Begin Data section
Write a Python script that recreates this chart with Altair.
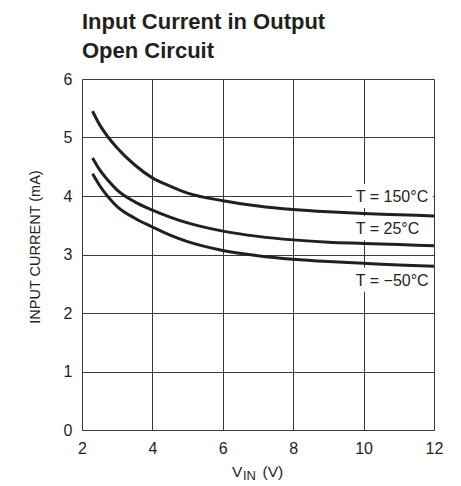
import altair as alt
import pandas as pd

# ---- data ----
vin = [2.3, 2.5, 2.75, 3.0, 3.5, 4.0, 4.5, 5.0, 6.0, 7.0, 8.0, 9.0, 10.0, 11.0, 12.0]
i_150 = [5.45, 5.22, 5.00, 4.82, 4.53, 4.31, 4.17, 4.05, 3.92, 3.83, 3.77, 3.73, 3.70, 3.68, 3.66]
i_25 = [4.65, 4.45, 4.26, 4.10, 3.90, 3.76, 3.64, 3.54, 3.40, 3.31, 3.25, 3.21, 3.19, 3.17, 3.15]
i_m50 = [4.38, 4.18, 3.98, 3.82, 3.62, 3.47, 3.33, 3.22, 3.07, 2.98, 2.92, 2.88, 2.85, 2.82, 2.80]
series_names = ["T = 150°C", "T = 25°C", "T = −50°C"]
label_x = [9.78, 9.78, 9.78]
label_y = [4.0, 3.45, 2.57]
x_ticks = [2, 4, 6, 8, 10, 12]
y_ticks = [0, 1, 2, 3, 4, 5, 6]
title_lines = ["Input Current in Output", "Open Circuit"]
y_title = "INPUT CURRENT (mA)"
x_title_parts = ["V", "IN", "(V)"]

INK = "#231f20"
FONT = "Liberation Sans"
TITLE_FONT = "Liberation Sans"

rows = []
for name, vals in zip(series_names, [i_150, i_25, i_m50]):
    for x, y in zip(vin, vals):
        rows.append({"vin": x, "current": y, "series": name})
df = pd.DataFrame(rows)
labels = pd.DataFrame({"series": series_names, "lx": label_x, "ly": label_y})

xscale = alt.Scale(domain=[2, 12], nice=False, zero=False)
yscale = alt.Scale(domain=[0, 6], nice=False)

xaxis = alt.Axis(values=x_ticks, format="d", title=None, grid=True, ticks=False, domain=False,
                 labelPadding=10, labelFontSize=16, labelFont=FONT, labelColor=INK,
                 gridColor="#3a3a3a", gridWidth=1, gridOpacity=1, labelFlush=False)
yaxis = alt.Axis(values=y_ticks, format="d", title=y_title, grid=True, ticks=False, domain=False,
                 labelPadding=10, labelFontSize=16, labelFont=FONT, labelColor=INK,
                 gridColor="#3a3a3a", gridWidth=1, gridOpacity=1, labelFlush=False,
                 titleFont=FONT, titleFontSize=14.5, titleFontWeight="normal",
                 titleColor=INK, titleX=-47, titleY=167.5, titleAngle=-90,
                 titleAlign="center", titleBaseline="middle")

lines = alt.Chart(df).mark_line(color=INK, strokeWidth=3, interpolate="monotone").encode(
    x=alt.X("vin:Q", scale=xscale, axis=xaxis),
    y=alt.Y("current:Q", scale=yscale, axis=yaxis),
    detail="series:N",
)

boxes = alt.Chart(labels).mark_rect(color="white", opacity=1,
                                    xOffset=-4, x2Offset=77, yOffset=-12, y2Offset=12).encode(
    x=alt.X("lx:Q", scale=xscale),
    x2="lx:Q",
    y=alt.Y("ly:Q", scale=yscale),
    y2="ly:Q",
)

texts = alt.Chart(labels).mark_text(align="left", baseline="middle", font=FONT,
                                    fontSize=16, color=INK, dy=1).encode(
    x=alt.X("lx:Q", scale=xscale),
    y=alt.Y("ly:Q", scale=yscale),
    text="series:N",
)

xt1 = alt.Chart(pd.DataFrame({"t": [x_title_parts[0]]})).mark_text(
    align="left", baseline="alphabetic", font=FONT, fontSize=15.5, color=INK).encode(
    x=alt.value(150), y=alt.value(397.7), text="t:N")
xt2 = alt.Chart(pd.DataFrame({"t": [x_title_parts[1]]})).mark_text(
    align="left", baseline="alphabetic", font=FONT, fontSize=13, color=INK).encode(
    x=alt.value(161), y=alt.value(401), text="t:N")
xt3 = alt.Chart(pd.DataFrame({"t": [x_title_parts[2]]})).mark_text(
    align="left", baseline="alphabetic", font=FONT, fontSize=15.5, color=INK).encode(
    x=alt.value(180.5), y=alt.value(397.7), text="t:N")

chart = alt.layer(boxes, lines, texts, xt1, xt2, xt3).properties(
    width=352, height=351,
    padding={"left": 74, "top": 71, "right": 15, "bottom": 55},
    autosize=alt.AutoSizeParams(type="none"),
    title=alt.TitleParams(text=title_lines, anchor="start", frame="group",
                          font=TITLE_FONT, fontSize=22, fontWeight="bold",
                          lineHeight=29, color=INK, offset=8),
).configure_view(stroke=INK, strokeWidth=1.5).configure(background="white")

chart.save("out.html", embed_options={"renderer": "svg", "actions": False})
End Data section
Exercise aim - From the first line above to the line containing "import pandas as pd", repeat each line exactly. Pictures stay out.

Output for this exercise -
Write a Python script that recreates this chart with Altair.
import altair as alt
import pandas as pd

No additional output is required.